--- RECORDS SHOWN ---

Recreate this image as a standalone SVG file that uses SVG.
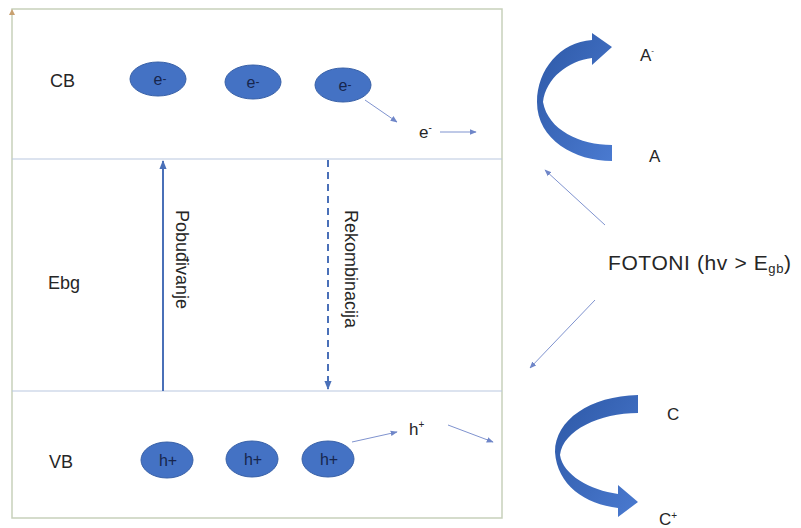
<svg xmlns="http://www.w3.org/2000/svg" width="801" height="528" viewBox="0 0 801 528">
<style>
text{font-family:"Liberation Sans",Arial,sans-serif;fill:#262626}
.lbl{font-size:18px}
.in{font-size:16px;fill:#17264d;text-anchor:middle}
.ell{fill:#4472c4;stroke:#3a62a8;stroke-width:1}
.band{stroke:#b9c7e0;stroke-width:1.2}
.thin{stroke:#7f93cf;stroke-width:1;fill:none}
.ribbon{fill:url(#g)}
</style>
<defs>
<linearGradient id="g" x1="0" y1="0" x2="1" y2="1">
<stop offset="0" stop-color="#2d58a6"/>
<stop offset="1" stop-color="#4a7ad0"/>
</linearGradient>
<marker id="ah" viewBox="0 0 10 10" refX="9" refY="5" markerWidth="7" markerHeight="7" markerUnits="userSpaceOnUse" orient="auto">
<path d="M0,1 L10,5 L0,9 Z" fill="#6f86c8"/>
</marker>
<marker id="ahb" viewBox="0 0 10 10" refX="9" refY="5" markerWidth="9" markerHeight="9" markerUnits="userSpaceOnUse" orient="auto">
<path d="M0,1 L10,5 L0,9 Z" fill="#4a70b8"/>
</marker>
</defs>
<rect width="801" height="528" fill="#ffffff"/>

<g id="frame">
<rect x="12" y="9" width="490" height="509" fill="none" stroke="#c7d1bb" stroke-width="1.5"/>
<path d="M9,15 L12,9 L15,15 Z" fill="#c8a070"/>
<line class="band" x1="12" y1="159" x2="502" y2="159"/>
<line class="band" x1="12" y1="391" x2="502" y2="391"/>
<text class="lbl" x="50" y="87">CB</text>
<text class="lbl" x="48" y="289">Ebg</text>
<text class="lbl" x="49" y="468">VB</text>
</g>

<g id="e1"><ellipse class="ell" cx="158" cy="79" rx="28" ry="17"/><text class="in" x="160" y="85">e<tspan font-size="12" dy="-2">-</tspan></text></g>
<g id="e2"><ellipse class="ell" cx="253" cy="82" rx="28" ry="17"/><text class="in" x="253" y="88">e<tspan font-size="12" dy="-2">-</tspan></text></g>
<g id="e3"><ellipse class="ell" cx="343" cy="85" rx="28" ry="17"/><text class="in" x="345" y="91">e<tspan font-size="12" dy="-2">-</tspan></text></g>
<g id="efree"><text x="419" y="138" style="font-size:17px">e<tspan font-size="10" dy="-7">-</tspan></text></g>

<g id="h1"><ellipse class="ell" cx="167" cy="460" rx="26" ry="18"/><text class="in" x="168" y="466">h+</text></g>
<g id="h2"><ellipse class="ell" cx="252" cy="459" rx="26" ry="18"/><text class="in" x="253" y="465">h+</text></g>
<g id="h3"><ellipse class="ell" cx="328" cy="459" rx="26" ry="18"/><text class="in" x="329" y="465">h+</text></g>
<g id="hfree"><text x="409" y="435" style="font-size:17px">h<tspan font-size="10" dy="-7">+</tspan></text></g>

<g id="arrA">
<path class="ribbon" d="M612,145 C580,145 548,130 543,102 C546,78 568,61 592,58 L592,65 L612,47 L592,33 L592,40 C560,42 537,70 537,102 C537,140 575,161 612,161 Z"/>
<text x="640" y="61" style="font-size:17px">A<tspan font-size="8" dy="-8">-</tspan></text>
<text x="649" y="162" style="font-size:17px">A</text>
</g>

<g id="arrC">
<path class="ribbon" d="M638,395 C590,396 555,420 555,452 C557,485 585,504 618,508 L618,517 L638,502 L618,485 L618,494 C590,490 563,475 560,455 C563,430 600,413 638,413 Z"/>
<text x="667" y="420" style="font-size:17px">C</text>
<text x="659" y="525" style="font-size:17px">C<tspan font-size="10" dy="-6">+</tspan></text>
</g>

<g id="fotoni">
<text x="608" y="270" style="font-size:21px;letter-spacing:0.6px">FOTONI (hv &gt; E<tspan font-size="13" dy="3">gb</tspan><tspan dy="-3">)</tspan></text>
</g>

<g id="vlabels">
<text class="lbl" transform="translate(176,210) rotate(90)">Pobuđivanje</text>
<text class="lbl" transform="translate(345,210) rotate(90)">Rekombinacija</text>
</g>

<g id="connectors">
<line x1="163" y1="391" x2="163" y2="161" stroke="#4a70b8" stroke-width="2" marker-end="url(#ahb)"/>
<line x1="328" y1="160" x2="328" y2="389" stroke="#4a70b8" stroke-width="2" stroke-dasharray="7,5" marker-end="url(#ahb)"/>
<line class="thin" x1="365" y1="100" x2="397" y2="122" marker-end="url(#ah)"/>
<line class="thin" x1="440" y1="132" x2="476" y2="132" marker-end="url(#ah)"/>
<line class="thin" x1="352" y1="442" x2="397" y2="432" marker-end="url(#ah)"/>
<line class="thin" x1="448" y1="425" x2="493" y2="442" marker-end="url(#ah)"/>
<line class="thin" x1="605" y1="225" x2="545" y2="170" marker-end="url(#ah)"/>
<line class="thin" x1="595" y1="300" x2="530" y2="368" marker-end="url(#ah)"/>
</g>
</svg>
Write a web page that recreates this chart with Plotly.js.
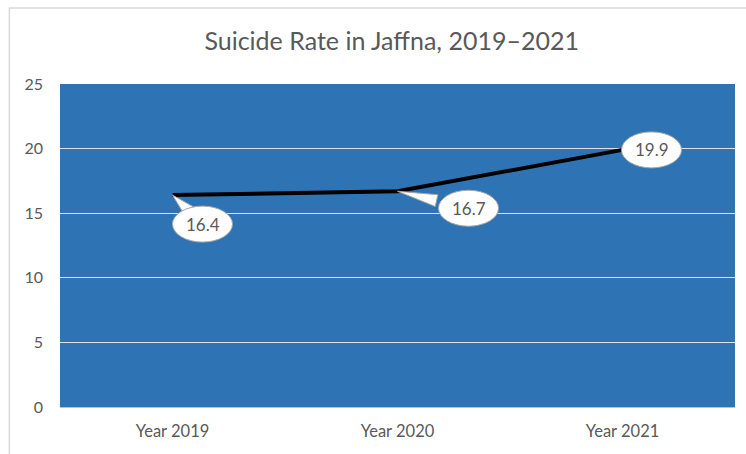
<!DOCTYPE html>
<html>
<head>
<meta charset="utf-8">
<script src="https://cdn.plot.ly/plotly-3.0.1.min.js"></script>
<style>html,body{margin:0;padding:0;background:#fff;}#chart{width:746px;height:454px;}</style>
</head>
<body>
<div id="chart"></div>
<script>
const categories = ["Year 2019", "Year 2020", "Year 2021"];
const rates = [16.4, 16.7, 19.9];
const yTicks = [0, 5, 10, 15, 20, 25];

// callout offsets in pixels (dx right, dy up) relative to each point
const calloutOffsets = [[30, -29], [71, -17], [29, 0]];
const rx = 30, ry = 18;

const shapes = [
  {type: 'rect', xref: 'paper', yref: 'paper', x0: -0.075, x1: 1.05, y0: -0.2, y1: 1.235,
   line: {color: '#D9D9D9', width: 1.5}, fillcolor: 'rgba(0,0,0,0)', layer: 'below'}
];
const annotations = [];
categories.forEach((c, i) => {
  const [dx, dy] = calloutOffsets[i];
  const ang = Math.atan2(dy, dx);
  const px = -Math.sin(ang), py = Math.cos(ang);
  const bx = dx * 0.55, by = dy * 0.55;
  const w = 6;
  shapes.push({type: 'path', xref: 'x', yref: 'y', xsizemode: 'pixel', ysizemode: 'pixel',
    xanchor: c, yanchor: rates[i],
    path: `M0,0 L${(bx + px * w).toFixed(1)},${(by + py * w).toFixed(1)} L${(bx - px * w).toFixed(1)},${(by - py * w).toFixed(1)} Z`,
    fillcolor: '#FFFFFF', line: {color: '#A6A6A6', width: 1}, layer: 'above'});
  shapes.push({type: 'circle', xref: 'x', yref: 'y', xsizemode: 'pixel', ysizemode: 'pixel',
    xanchor: c, yanchor: rates[i],
    x0: dx - rx, x1: dx + rx, y0: dy - ry, y1: dy + ry,
    fillcolor: '#FFFFFF', line: {color: '#A6A6A6', width: 1}, layer: 'above'});
  annotations.push({x: c, y: rates[i], xref: 'x', yref: 'y', text: String(rates[i]),
    showarrow: false, xshift: dx, yshift: dy,
    font: {family: 'Lato, "Noto Sans", sans-serif', size: 17, color: '#595959'}});
});

const trace = {
  x: categories, y: rates, type: 'scatter', mode: 'lines',
  line: {color: '#000000', width: 4},
  hoverinfo: 'skip'
};

const layout = {
  width: 746, height: 454,
  margin: {l: 60, r: 11, t: 84, b: 47},
  paper_bgcolor: '#FFFFFF',
  plot_bgcolor: '#2E74B5',
  title: {text: 'Suicide Rate in Jaffna, 2019–2021', x: 0.525, xanchor: 'center', y: 0.91, yanchor: 'middle',
    font: {family: 'Lato, "Noto Sans", sans-serif', size: 25, color: '#595959'}},
  xaxis: {type: 'category', range: [-0.5, 2.5], showgrid: false, zeroline: false,
    showline: true, linecolor: '#BFBFBF', linewidth: 1, ticks: '',
    ticklabelstandoff: 9,
    tickfont: {family: 'Lato, "Noto Sans", sans-serif', size: 16.5, color: '#595959'}},
  yaxis: {range: [0, 25], tickvals: yTicks, ticktext: yTicks.map(String), showgrid: true,
    gridcolor: '#E0E0E0', gridwidth: 1, zeroline: false, showline: false, ticks: '',
    ticklabelstandoff: 16,
    tickfont: {family: 'Lato, "Noto Sans", sans-serif', size: 16, color: '#595959'}},
  shapes: shapes,
  annotations: annotations,
  showlegend: false
};

Plotly.newPlot('chart', [trace], layout, {displayModeBar: false, staticPlot: true});
</script>
</body>
</html>
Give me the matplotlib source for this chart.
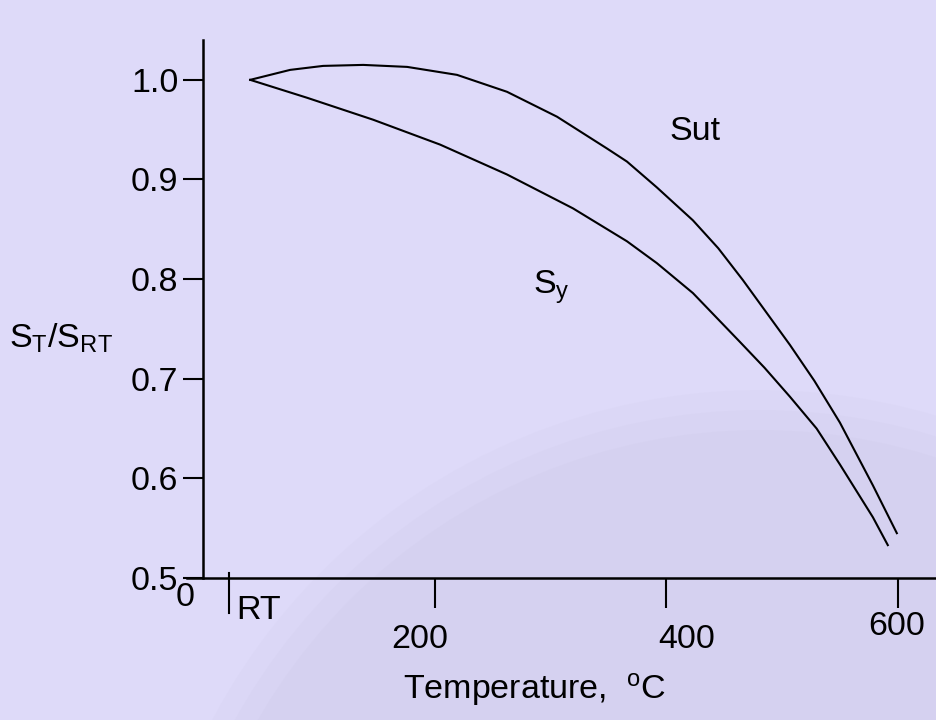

--- WHAT IS BEING ASKED ---
Look through the entries above and report each line where the string "this" occurs.

--- EXERCISE OUTPUT ---
Recreate this image as a standalone SVG file that uses SVG.
Write a web page that recreates this chart with Plotly.js.
Give me the matplotlib source for this chart.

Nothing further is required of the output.